Id. at 14-15 & n. 2. Under the court’s view in the present case, AS 34.03.320 does not require a similar search for “an ulterior motive.”

Finally, the court’s construction of AS 34.03.360(5) deviates from this court’s precedents. In both Mitford v. de Lasala, 666 P.2d 1000, 1007 (Alaska 1983) and Hagans, Brown & Gibbs v. First National Bank of Anchorage, 783 P.2d 1164, 1168 (Alaska 1989), we engaged in subjective inquiries into the motivations of the defendants in order to determine if they had breached the implied covenants of good faith and fair dealing in their respective contracts. In Luedtke v. *310Nabors Alaska Drilling, Inc., 834 P.2d 1220, 1224 (Alaska 1992), we expanded the analysis, holding that the UCC covenant of good faith and fair dealing imposes both an objective and subjective standard. Only recently in Hillman v. Nationwide Mutual Fire Insurance Co., 855 P.2d 1321, 1324 (Alaska 1993), did we deviate from this course by holding that in order to recover for the tort of bad faith in first party insurance cases, the insured must prove objective bad faith on the part of the insurer. Because the weight of authority suggests that good faith is comprised of both subjective and objective components, I am of the view that the holding in Hillman should be limited to its facts.

In conclusion, I think that case law supports a reading of AS 34.03.320 which makes a good faith requirement independently actionable; that the duty to act in good faith whether implied contractually or imposed statutorily requires more than mere compliance with the letter of the law; and that determining whether a party has fulfilled such a duty requires a subjective inquiry into the motivation of the party in acting as they did. This is precisely the evidence which the Sharpes proffered in their affidavits to demonstrate that a genuine issue of material fact prevented the entry of summary judgment.5 I would therefore reverse the superior court’s order granting summary judgment against the Sharpes on their claim under AS 34.03.320 and remand the ease to afford the Sharpes an opportunity to present evidence to the superior court on the issue of the Trails’ good faith under AS 34.03.320 and AS 34.03.360(5).

. AS 34.03.320 provides:

Obligation of good faith. Every duty under this chapter and every act that must be performed as a condition precedent to the exercise of a right or remedy under this chapter imposes an obligation of good faith in its performance or enforcement. The aggrieved party has a duty to mitigate damages.

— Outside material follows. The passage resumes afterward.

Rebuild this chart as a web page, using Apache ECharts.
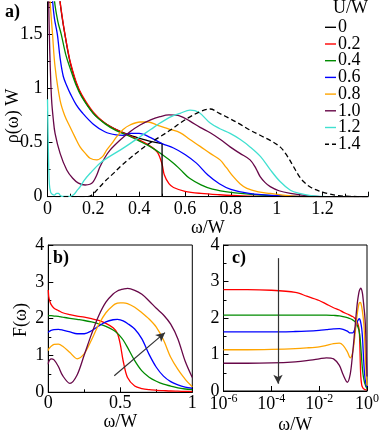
<!DOCTYPE html>
<html>
<head>
<meta charset="utf-8">
<script src="https://cdn.jsdelivr.net/npm/echarts@6/dist/echarts.min.js"></script>
<style>
  html, body { margin: 0; padding: 0; background: #fff; }
  #main { width: 382px; height: 435px; }
</style>
</head>
<body>
<div id="main"></div>
<script>
// U/W values and colours (xmgrace palette)
const uLabels = ["0", "0.2", "0.4", "0.6", "0.8", "1.0", "1.2", "1.4"];
const uColors = ["#000000", "#ff0000", "#008b00", "#0000ff", "#ffa500", "#670748", "#40e0d0", "#000000"];

// panel a) : rho(w) W vs w/W, pairs [w/W, rho]
const rhoU00 = [[0.045,2.1],[0.054,1.82],[0.065,1.64],[0.076,1.5],[0.09,1.33],[0.1,1.23],[0.125,1.05],[0.15,0.93],[0.2,0.77],[0.25,0.68],[0.3,0.62],[0.35,0.575],[0.4,0.54],[0.45,0.51],[0.5,0.49]];
const rhoU00Edge = [[0.5,0.49],[0.5,0],[1.4,0]];
const rhoU02 = [[0.045,2.1],[0.054,1.82],[0.065,1.65],[0.076,1.5],[0.09,1.34],[0.1,1.24],[0.125,1.06],[0.15,0.94],[0.2,0.78],[0.25,0.68],[0.3,0.62],[0.35,0.57],[0.4,0.525],[0.45,0.465],[0.48,0.41],[0.5,0.3],[0.51,0.2],[0.53,0.12],[0.55,0.085],[0.6,0.05],[0.67,0.03],[0.75,0.018],[0.85,0.008],[1.0,0.003],[1.2,0],[1.4,0]];
const rhoU04 = [[0.025,2.1],[0.03,1.82],[0.045,1.62],[0.06,1.5],[0.08,1.31],[0.1,1.18],[0.125,1.03],[0.15,0.92],[0.2,0.77],[0.25,0.675],[0.3,0.61],[0.35,0.565],[0.4,0.515],[0.45,0.46],[0.5,0.39],[0.55,0.31],[0.58,0.25],[0.62,0.17],[0.67,0.11],[0.72,0.07],[0.8,0.04],[0.9,0.02],[1.0,0.008],[1.2,0],[1.4,0]];
const rhoU06 = [[0.018,2.1],[0.022,1.82],[0.03,1.65],[0.043,1.5],[0.055,1.28],[0.069,1.11],[0.085,1.02],[0.1,0.95],[0.125,0.85],[0.15,0.78],[0.2,0.67],[0.25,0.6],[0.3,0.57],[0.33,0.566],[0.36,0.585],[0.4,0.585],[0.45,0.545],[0.5,0.49],[0.55,0.45],[0.6,0.39],[0.65,0.31],[0.7,0.2],[0.75,0.12],[0.8,0.068],[0.88,0.03],[1.0,0.01],[1.2,0],[1.4,0]];
const rhoU08 = [[0.008,2.1],[0.011,1.82],[0.022,1.5],[0.033,1.2],[0.055,0.89],[0.075,0.75],[0.098,0.646],[0.12,0.55],[0.142,0.46],[0.165,0.4],[0.186,0.355],[0.215,0.34],[0.24,0.37],[0.258,0.43],[0.28,0.49],[0.302,0.554],[0.33,0.62],[0.36,0.662],[0.404,0.69],[0.44,0.69],[0.477,0.662],[0.53,0.625],[0.58,0.59],[0.62,0.53],[0.666,0.465],[0.71,0.4],[0.753,0.34],[0.78,0.27],[0.811,0.185],[0.84,0.12],[0.87,0.077],[0.92,0.045],[0.972,0.03],[1.05,0.01],[1.15,0],[1.4,0]];
const rhoU10 = [[0.003,2.1],[0.005,1.82],[0.008,1.5],[0.012,1.2],[0.018,0.89],[0.025,0.72],[0.033,0.585],[0.055,0.4],[0.084,0.246],[0.11,0.17],[0.135,0.125],[0.164,0.108],[0.185,0.115],[0.2,0.14],[0.215,0.2],[0.229,0.277],[0.25,0.36],[0.273,0.43],[0.317,0.523],[0.36,0.6],[0.404,0.662],[0.45,0.71],[0.491,0.739],[0.53,0.755],[0.579,0.745],[0.62,0.7],[0.666,0.64],[0.71,0.59],[0.753,0.53],[0.797,0.46],[0.84,0.4],[0.884,0.34],[0.91,0.26],[0.928,0.185],[0.95,0.13],[0.972,0.093],[1.01,0.055],[1.06,0.03],[1.12,0.012],[1.2,0],[1.4,0]];
const rhoU12 = [[0,0.9],[0.004,0.4],[0.008,0.12],[0.014,0.04],[0.022,0.02],[0.03,0.015],[0.04,0.03],[0.048,0.03],[0.056,0.01],[0.065,0.003],[0.1,0.003],[0.115,0.02],[0.13,0.06],[0.142,0.09],[0.16,0.15],[0.186,0.216],[0.229,0.31],[0.27,0.37],[0.317,0.43],[0.36,0.49],[0.404,0.554],[0.45,0.62],[0.491,0.68],[0.54,0.74],[0.579,0.77],[0.622,0.8],[0.66,0.78],[0.71,0.68],[0.75,0.63],[0.797,0.585],[0.84,0.53],[0.884,0.46],[0.93,0.37],[0.972,0.25],[1.015,0.14],[1.06,0.06],[1.1,0.03],[1.15,0.01],[1.22,0],[1.4,0]];
const rhoU14 = [[0,0],[0.17,0],[0.19,0.01],[0.215,0.06],[0.25,0.14],[0.29,0.22],[0.317,0.277],[0.36,0.355],[0.404,0.43],[0.45,0.5],[0.491,0.554],[0.54,0.62],[0.579,0.68],[0.62,0.735],[0.666,0.785],[0.71,0.81],[0.75,0.77],[0.797,0.72],[0.84,0.67],[0.884,0.615],[0.93,0.565],[0.972,0.52],[1.015,0.46],[1.045,0.38],[1.073,0.28],[1.095,0.2],[1.117,0.14],[1.15,0.085],[1.19,0.05],[1.23,0.025],[1.27,0.01],[1.32,0.003],[1.4,0]];

// panels b) and c) : F(w) for U/W = 0.2 .. 1.0 on the same w/W grid
const omegaF = [1e-6, 1e-5, 1e-4, 1e-3, 0.003, 0.01, 0.02, 0.04, 0.07, 0.1, 0.15, 0.2, 0.25, 0.3, 0.35, 0.4, 0.45, 0.48, 0.5, 0.52, 0.55, 0.6, 0.65, 0.7, 0.75, 0.8, 0.85, 0.9, 0.95, 1.0];
const fU02 = [2.78, 2.78, 2.76, 2.7, 2.6, 2.48, 2.38, 2.28, 2.22, 2.16, 2.11, 2.07, 2.04, 2.0, 1.95, 1.87, 1.75, 1.6, 1.3, 0.85, 0.4, 0.17, 0.1, 0.07, 0.055, 0.045, 0.035, 0.03, 0.025, 0.02];
const fU04 = [2.08, 2.08, 2.08, 2.08, 2.08, 2.08, 2.08, 2.07, 2.06, 2.04, 2.01, 1.98, 1.95, 1.91, 1.86, 1.79, 1.69, 1.6, 1.52, 1.42, 1.22, 0.86, 0.58, 0.41, 0.3, 0.22, 0.17, 0.12, 0.09, 0.07];
const fU06 = [1.62, 1.62, 1.62, 1.63, 1.64, 1.66, 1.68, 1.7, 1.71, 1.69, 1.64, 1.59, 1.59, 1.67, 1.8, 1.91, 1.97, 1.98, 1.97, 1.94, 1.87, 1.72, 1.45, 1.03, 0.68, 0.44, 0.29, 0.2, 0.14, 0.11];
const fU08 = [1.13, 1.13, 1.14, 1.16, 1.18, 1.21, 1.25, 1.3, 1.31, 1.25, 1.08, 0.91, 1.05, 1.42, 1.84, 2.16, 2.36, 2.42, 2.43, 2.43, 2.41, 2.31, 2.16, 1.99, 1.77, 1.42, 0.95, 0.62, 0.36, 0.15];
const fU10 = [0.76, 0.76, 0.77, 0.8, 0.83, 0.88, 0.91, 0.88, 0.7, 0.45, 0.24, 0.47, 1.02, 1.58, 2.08, 2.45, 2.67, 2.75, 2.78, 2.8, 2.82, 2.77, 2.66, 2.48, 2.28, 2.1, 1.85, 1.45, 0.85, 0.4];

// arrows (data coordinates of start and end)
const arrowB = [[0.458, 0.45], [0.81, 1.62]];
const arrowC = [[1.9e-4, 3.64], [1.9e-4, 0.2]];

const FONT = '"Liberation Serif", "DejaVu Serif", serif';
const FS = 18;
const chart = echarts.init(document.getElementById("main"), null, { renderer: "canvas" });

function pairs(xs, ys) {
  return xs.map(function (x, i) { return [x, ys[i]]; });
}

function lineSeries(name, data, color, axis, dashed, smooth) {
  return {
    name: name,
    type: "line",
    xAxisIndex: axis,
    yAxisIndex: axis,
    data: data,
    symbol: "none",
    smooth: smooth === undefined ? 0.35 : smooth,
    clip: true,
    lineStyle: { color: color, width: 1.3, type: dashed ? [5, 3] : "solid" },
    itemStyle: { color: color },
    animation: false,
    silent: true
  };
}

const rhoList = [rhoU00, rhoU02, rhoU04, rhoU06, rhoU08, rhoU10, rhoU12, rhoU14];
const fList = [fU02, fU04, fU06, fU08, fU10];

const series = [];
rhoList.forEach(function (d, i) {
  series.push(lineSeries(uLabels[i], d, uColors[i], 0, i === 7));
});
series.push(lineSeries("0", rhoU00Edge, uColors[0], 0, false, false));

fList.forEach(function (f, i) {
  const sb = lineSeries("b" + uLabels[i + 1], pairs(omegaF, f), uColors[i + 1], 1, false, 0.3);
  const sc = lineSeries("c" + uLabels[i + 1], pairs(omegaF, f), uColors[i + 1], 2, false, 0.3);
  series.push(sb, sc);
});

function arrowSeries(axis, ends) {
  return {
    type: "line",
    name: "arrow" + axis,
    xAxisIndex: axis,
    yAxisIndex: axis,
    data: [],
    silent: true,
    animation: false,
    markLine: {
      silent: true,
      animation: false,
      symbol: ["none", "arrow"],
      symbolSize: [7, 9],
      label: { show: false },
      lineStyle: { color: "#333", width: 1.2, type: "solid" },
      data: [[{ coord: ends[0] }, { coord: ends[1] }]]
    }
  };
}
series.push(arrowSeries(1, arrowB), arrowSeries(2, arrowC));

const labelStyle = { fontFamily: FONT, fontSize: FS, color: "#000" };
const axisLine = { show: true, onZero: false, lineStyle: { color: "#000", width: 1 } };
const tick = { show: true, inside: true, length: 5, lineStyle: { color: "#000" } };
const minor = { show: true, splitNumber: 2, length: 3, lineStyle: { color: "#000" } };

// legend drawn as short line samples + labels (column at the top right of panel a)
const legendGraphic = [];
uLabels.forEach(function (n, i) {
  const y = 27.3 + i * 16.7;
  legendGraphic.push({
    type: "line", silent: true,
    shape: { x1: 325, y1: y, x2: 336, y2: y },
    style: { stroke: uColors[i], lineWidth: 1.4, lineDash: i === 7 ? [4, 3] : null }
  });
  legendGraphic.push({
    type: "text", silent: true, x: 338, y: y,
    style: { text: n, font: FS + "px " + FONT, fill: "#000", textVerticalAlign: "middle" }
  });
});

const option = {
  backgroundColor: "#fff",
  animation: false,
  grid: [
    { left: 47.5, right: 13.7, top: 1.8, bottom: 238.3 },
    { left: 48.3, right: 189.7, top: 245, bottom: 42.7, show: true, borderColor: "#000", borderWidth: 1 },
    { left: 223.5, right: 13, top: 245, bottom: 42.7, show: true, borderColor: "#000", borderWidth: 1 }
  ],
  xAxis: [
    {
      gridIndex: 0, type: "value", min: 0, max: 1.4, interval: 0.2,
      axisLine: axisLine, axisTick: tick, minorTick: minor, splitLine: { show: false },
      axisLabel: Object.assign({ margin: 4, showMaxLabel: false }, labelStyle),
      name: "ω/W", nameLocation: "middle", nameGap: 18, nameTextStyle: labelStyle
    },
    {
      gridIndex: 1, type: "value", min: 0, max: 1, interval: 0.5,
      axisLine: axisLine, axisTick: tick, minorTick: minor, splitLine: { show: false },
      axisLabel: Object.assign({ margin: 2 }, labelStyle),
      name: "ω/W", nameLocation: "middle", nameGap: 20, nameTextStyle: labelStyle
    },
    {
      gridIndex: 2, type: "log", logBase: 100, min: 1e-6, max: 1,
      axisLine: axisLine, axisTick: tick, splitLine: { show: false },
      axisLabel: {
        margin: 2,
        formatter: function (v) {
          const e = Math.round(Math.log10(v));
          return "{b|10}{s|" + e + "}";
        },
        rich: {
          b: { fontFamily: FONT, fontSize: FS, color: "#000", lineHeight: 22 },
          s: { fontFamily: FONT, fontSize: 12, color: "#000", verticalAlign: "top", lineHeight: 13 }
        }
      },
      name: "ω/W", nameLocation: "middle", nameGap: 25, nameTextStyle: labelStyle
    }
  ],
  yAxis: [
    {
      gridIndex: 0, type: "value", min: 0, max: 1.8, interval: 0.5,
      axisLine: axisLine, axisTick: tick, minorTick: minor, splitLine: { show: false },
      axisLabel: Object.assign({ margin: 5, showMaxLabel: false }, labelStyle)
    },
    {
      gridIndex: 1, type: "value", min: 0, max: 4, interval: 1,
      axisLine: axisLine, axisTick: tick, minorTick: minor, splitLine: { show: false },
      axisLabel: Object.assign({ margin: 4 }, labelStyle)
    },
    {
      gridIndex: 2, type: "value", min: 0, max: 4, interval: 1,
      axisLine: axisLine, axisTick: tick, minorTick: minor, splitLine: { show: false },
      axisLabel: Object.assign({ margin: 4 }, labelStyle)
    }
  ],
  graphic: [
    { type: "text", left: 5, top: 3, style: { text: "a)", font: "bold " + FS + "px " + FONT, fill: "#000" } },
    { type: "text", left: 53, top: 249, style: { text: "b)", font: "bold " + FS + "px " + FONT, fill: "#000" } },
    { type: "text", left: 232, top: 249, style: { text: "c)", font: "bold " + FS + "px " + FONT, fill: "#000" } },
    { type: "text", left: 333, top: -1, style: { text: "U/W", font: FS + "px " + FONT, fill: "#000" } },
    { type: "text", x: 13, y: 116, rotation: Math.PI / 2, style: { text: "ρ(ω) W", font: FS + "px " + FONT, fill: "#000", textAlign: "center", textVerticalAlign: "middle" } },
    { type: "text", x: 21, y: 320, rotation: Math.PI / 2, style: { text: "F(ω)", font: FS + "px " + FONT, fill: "#000", textAlign: "center", textVerticalAlign: "middle" } }
  ].concat(legendGraphic),
  series: series
};

chart.setOption(option);
</script>
</body>
</html>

. In note 5 of its opinion, the court suggests that. the good faith provision may require a subjective inquiry in a narrow set of cases where the letter of the law has been satisfied but where the owner’s motive is "independently impermissible (e.g., racial discrimination) or otherwise violated public policy (e.g., retaliatory conduct).” This interpretation of the statute runs up against the same objection. Retaliatory conduct is prohibited by AS 34.03.310, and it is tautological that conduct which is independently impermissible, must be impermissible because it runs afoul of another statute or the constitution.

. The official commentary to § 1.302 of the Uniform Residential Landlord and Tenant Act (AS 34.03) states that the good faith requirement was adapted from § 1-203 of the Uniform Commercial Code. The UCC provides that an implied duty of good faith exists in the performance of every contract. UCC § 1-203 (AS 45.01.203).

. See Reid v. Key Bank of Southern Maine, Inc., 821 F.2d 9, 13 (1st Cir.1987) (listing jurisdictions which have allowed recovery on theories of breach of good faith); see also K.M.C. Co. v. Irving Trust Co., 757 F.2d 752, 761 (6th Cir.1985) (suit under New York law). Contra Management Assistance, Inc. v. Computer Dimensions, Inc., 546 F.Supp. 666, 677 (N.D.Ga.1982), ajfd, 747 F.2d 708 (11th Cir.1984) (interpreting Georgia law); Chandler v. Hunter, 340 So.2d 818, 821 (Ala.App.1976).

. The Sharpes argue that the Trails changed the use of the lot which the Sharpes mobile home was on because the Trails had moved into a house located nearby and did not like the appearance of the "double-wide” mobile home. Debbie Sharpe stated by affidavit that "Mrs. Trail had often complained of the 'unsightliness' of our mobile home.”